Problem
A nonprofit operating a three-sided marketplace sought to monetize its data as a new revenue stream. The platform aggregated a combination of user-generated content and structured data intended to help promote and evaluate nonprofit services.
Leadership viewed the dataset as an underutilized asset that could be packaged and sold externally. The assumption was that existing data, already collected and maintained, could be converted into revenue with limited additional investment.
The initiative appeared straightforward: identify valuable datasets, price them, and sell access to external partners.
What’s actually happening
The system was not designed for monetization. It was designed for participation, trust, and mission-aligned information sharing.
Contributors provided data under an implicit social contract: their input would be used to inform and support the nonprofit ecosystem. They did not contribute with the expectation that their data would be commercialized or redistributed in new contexts.
The attempt to monetize exposed a structural misalignment between three elements:
- Original data intent: to share experiences and insights in service of a mission
- Proposed data use: to generate revenue through external distribution
- Institutional controls: unclear policies governing ownership, access, and permissible use
This misalignment created friction at multiple levels. The organization lacked a clear framework for determining:
- Whether monetization was consistent with its values
- Which data could be shared without violating trust or privacy expectations
- How external use cases compared to the original context in which the data was created
At the same time, internal readiness was low. Data quality issues, fragmented ownership, and limited governance structures meant the organization was not equipped to operationalize monetization effectively.
The initiative was framed as a pricing and packaging problem, but the actual constraint was the absence of a coherent data governance and value alignment model.
Why it matters
When data monetization is pursued without resolving these structural issues, several consequences emerge:
- Erosion of trust: Contributors and partners may perceive the organization as exploiting data beyond its original purpose
- Partner attrition: Existing stakeholders may reduce engagement if previously free or mission-aligned data becomes commercialized without clear value exchange
- Regulatory and ethical risk: Misuse of sensitive or personally identifiable data can create legal exposure and reputational harm
- Execution failure: Poor data quality and unclear ownership slow down or block the creation of viable data products
- Misallocated investment: Organizations invest in go-to-market efforts before validating demand or readiness
In practice, the organization risks weakening its core system—participation and trust—in pursuit of a secondary system—revenue generation.
Systems interpretation
This behavior is driven by a set of predictable structural tensions:
1. Value misalignment
Nonprofits operate on mission-driven value creation, while data monetization introduces market-driven value extraction. Without explicit alignment, these logics conflict.
2. Implicit contracts
User-generated data systems rely on unwritten agreements about how data will be used. Monetization changes those terms, often retroactively.
3. Governance gaps
The absence of clear policies around data ownership, access, and permissible use creates ambiguity in decision-making and increases risk.
4. Incentive distortion
Leadership incentives shift toward short-term revenue targets, while the system requires long-term investment in data quality, infrastructure, and trust.
5. Readiness asymmetry
Organizations often overestimate the market value of their data and underestimate the operational effort required to make it usable, compliant, and desirable.

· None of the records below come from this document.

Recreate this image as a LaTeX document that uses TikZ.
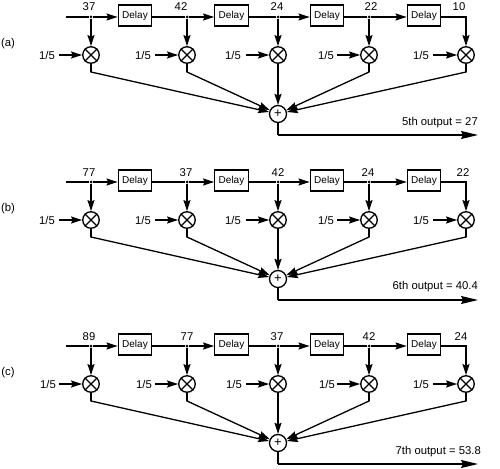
\documentclass[tikz,border=0pt]{standalone}
\usepackage{fontspec}
\setmainfont{Liberation Sans}
\usetikzlibrary{arrows.meta}
\tikzset{
  wire/.style={line width=1.3pt},
  sig/.style={wire,-{Stealth[length=11pt,width=7pt,inset=1.5pt]}},
  outsig/.style={wire,-{Stealth[length=17pt,width=8pt,inset=2pt]}},
  delaybox/.style={draw,line width=1.3pt,minimum width=33.5pt,minimum height=21pt,inner sep=0pt,font=\fontsize{10}{10}\selectfont},
  mult/.style={circle,draw,line width=1.3pt,minimum size=16.5pt,inner sep=0pt},
  adder/.style={circle,draw,line width=1.3pt,minimum size=17pt,inner sep=0pt,font=\fontsize{13}{13}\selectfont},
  dot/.style={circle,fill,minimum size=3pt,inner sep=0pt},
  lab/.style={inner sep=0pt,font=\fontsize{11.3}{11.3}\selectfont},
}
\newcommand{\panel}[2]{%
  \begin{scope}[shift={(0,#2)}]
    \coordinate (#1s) at (66,17);
    \node[delaybox] (#1d1) at (135,15.5) {Delay};
    \node[delaybox] (#1d2) at (231.5,15.5) {Delay};
    \node[delaybox] (#1d3) at (327,15.5) {Delay};
    \node[delaybox] (#1d4) at (424,15.5) {Delay};
    \node[dot] (#1j1) at (91,17) {};
    \node[dot] (#1j2) at (187,17) {};
    \node[dot] (#1j3) at (278,17) {};
    \node[dot] (#1j4) at (369,17) {};
    \coordinate (#1j5) at (466,17);
    \foreach \i/\x in {1/91,2/187,3/278,4/369,5/466}{
      \node[mult] (#1m\i) at (\x,55) {};
      \draw[line width=1.3pt] (#1m\i.north west) -- (#1m\i.south east);
      \draw[line width=1.3pt] (#1m\i.north east) -- (#1m\i.south west);
      \coordinate (#1e\i) at (\x,72);
    }
    \node[adder] (#1sum) at (278,114) {+};
    \coordinate (#1c) at (278,135);
    \coordinate (#1out) at (478,135);
    \draw[wire] (#1s) -- (#1j1);
    \draw[sig] (#1j1) -- (#1j1 -| #1d1.west);
    \draw[wire] (#1j2 -| #1d1.east) -- (#1j2);
    \draw[sig] (#1j2) -- (#1j2 -| #1d2.west);
    \draw[wire] (#1j3 -| #1d2.east) -- (#1j3);
    \draw[sig] (#1j3) -- (#1j3 -| #1d3.west);
    \draw[wire] (#1j4 -| #1d3.east) -- (#1j4);
    \draw[sig] (#1j4) -- (#1j4 -| #1d4.west);
    \draw[sig] (#1j5 -| #1d4.east) -- (#1j5) -- (#1m5);
    \foreach \i in {1,2,3,4}{\draw[sig] (#1j\i) -- (#1m\i);}
    \foreach \i in {1,2,4,5}{
      \draw[wire,line cap=round] (#1m\i) -- (#1e\i);
      \draw[sig] (#1e\i) -- (#1sum);
    }
    \draw[sig] (#1m3) -- (#1sum);
    \draw[wire] (#1sum) -- (#1c);
    \draw[outsig] (#1c) -- (#1out);
  \end{scope}
}
\newcommand{\gains}[7]{%
  \foreach \i/\x/\ax in {1/#3/59,2/#4/155,3/#5/246,4/#6/337,5/#7/433}{
    \node[lab] (#1g\i) at (\x,#2) {1/5};
    \coordinate (#1a\i) at (\ax,#2);
    \draw[sig] (#1a\i) -- (#1m\i);
  }
}
\begin{document}
\begin{tikzpicture}[x=1pt,y=-1pt]
\useasboundingbox (0,0) rectangle (500,468);
\panel{a}{0}
\panel{b}{165}
\panel{c}{329}
\gains{a}{55}{47}{143}{233}{326}{421}
\gains{b}{220}{47}{143}{233}{326}{421}
\gains{c}{384}{48}{144}{234}{327}{421}
\foreach \t/\x in {37/89,42/181,24/277,22/371,10/459}{\node[lab] (av\x) at (\x,7) {\t};}
\foreach \t/\x in {77/89,37/186,42/278,24/368,22/463}{\node[lab] (bv\x) at (\x,173) {\t};}
\foreach \t/\x in {89/89,77/187,37/277,42/369,24/461}{\node[lab] (cv\x) at (\x,337) {\t};}
\node[lab] (la) at (8,44) {(a)};
\node[lab] (lb) at (8,209) {(b)};
\node[lab] (lc) at (8,373) {(c)};
\node[lab,anchor=east] (oa) at (478,123) {5th output = 27};
\node[lab,anchor=east] (ob) at (478,287) {6th output = 40.4};
\node[lab,anchor=east] (oc) at (481,452) {7th output = 53.8};
\end{tikzpicture}
\end{document}
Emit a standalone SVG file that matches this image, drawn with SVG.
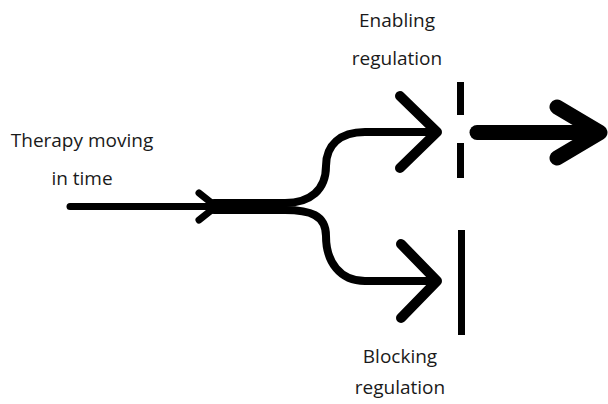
<svg xmlns="http://www.w3.org/2000/svg" width="608" height="404" viewBox="0 0 608 404">
<style>
.lbl{font-family:"Open Sans","Liberation Sans",sans-serif;font-size:19px;fill:#1a1a1a;text-anchor:middle}
.ln{fill:none;stroke:#000;stroke-linecap:round;stroke-linejoin:round}
.bar{fill:#000}
</style>
<rect width="608" height="404" fill="#fff"/>
<g id="therapy-label">
<text class="lbl" x="82" y="147">Therapy moving</text>
<text class="lbl" x="82" y="185">in time</text>
</g>
<g id="enabling-label">
<text class="lbl" x="397" y="27">Enabling</text>
<text class="lbl" x="397" y="65">regulation</text>
</g>
<g id="blocking-label">
<text class="lbl" x="400" y="363">Blocking</text>
<text class="lbl" x="400" y="394">regulation</text>
</g>
<g id="enabling-gate">
<rect class="bar" x="457" y="82" width="7" height="33"/>
<rect class="bar" x="457" y="143" width="7" height="35"/>
</g>
<g id="blocking-gate">
<rect class="bar" x="458" y="230" width="7" height="105"/>
</g>
<g id="connectors">
<path class="ln" d="M70 206.5 L216 206.5" stroke-width="7" stroke-linecap="butt"/>
<path class="ln" d="M199 193 L216 206.5 L199 220" stroke-width="7"/>
<path class="ln" d="M214 203 L285 203 C310 203 326 190 326 166 C326 145 340 132 365 132 L437 132" stroke-width="8" stroke-linecap="butt"/>
<path class="ln" d="M214 210 L285 210 C310 210 326 215 326 236 C326 262 340 281 365 281 L437 281" stroke-width="8" stroke-linecap="butt"/>
<path class="ln" d="M400 96 L437 132 L400 168" stroke-width="10"/>
<path class="ln" d="M401 244 L437 281 L401 318" stroke-width="10"/>
<path class="ln" d="M477 132.5 L598 132.5" stroke-width="15" stroke-linecap="butt"/>
<path class="ln" d="M557 107 L600 132.5 L557 158" stroke-width="15"/>
</g>
</svg>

6. Market reality constraints
Data only has value when it meets a specific external need. Internal perception of value does not translate directly into willingness to pay.
Intervention / approach
A systems-oriented approach reframes data monetization as a governance and strategy decision, not a revenue tactic.
Key interventions include:
Align monetization with original data intent
Evaluate whether proposed external use cases are consistent with the context in which the data was created. If the use case materially diverges, monetization may not be appropriate.
Establish explicit data governance structures
Define ownership, access rights, permissible use, and compliance requirements before introducing monetization pathways. This includes clear policies for handling sensitive data and preserving contributor trust.
Differentiate internal and external value creation
Prioritize internal data monetization—improving decision-making, reducing costs, and increasing operational efficiency—before pursuing external revenue.
Validate market demand before investment
Use staged, hypothesis-driven approaches to test whether external audiences find the data valuable enough to engage, adopt, and pay.
Sequence capability development
Ensure data quality, documentation, and infrastructure are sufficient to support external use. Monetization should follow readiness, not precede it.
Design for control and stewardship
Where monetization is appropriate, structure access in a way that maintains organizational control over how data is used and distributed.
Takeaway
Data monetization is not a packaging exercise. It is a governance decision that requires alignment between values, contributor expectations, and market demand.
Closing reflection
Organizations do not fail to monetize data because they lack valuable datasets. They fail because they treat data as an asset to extract from, rather than a system of relationships to steward.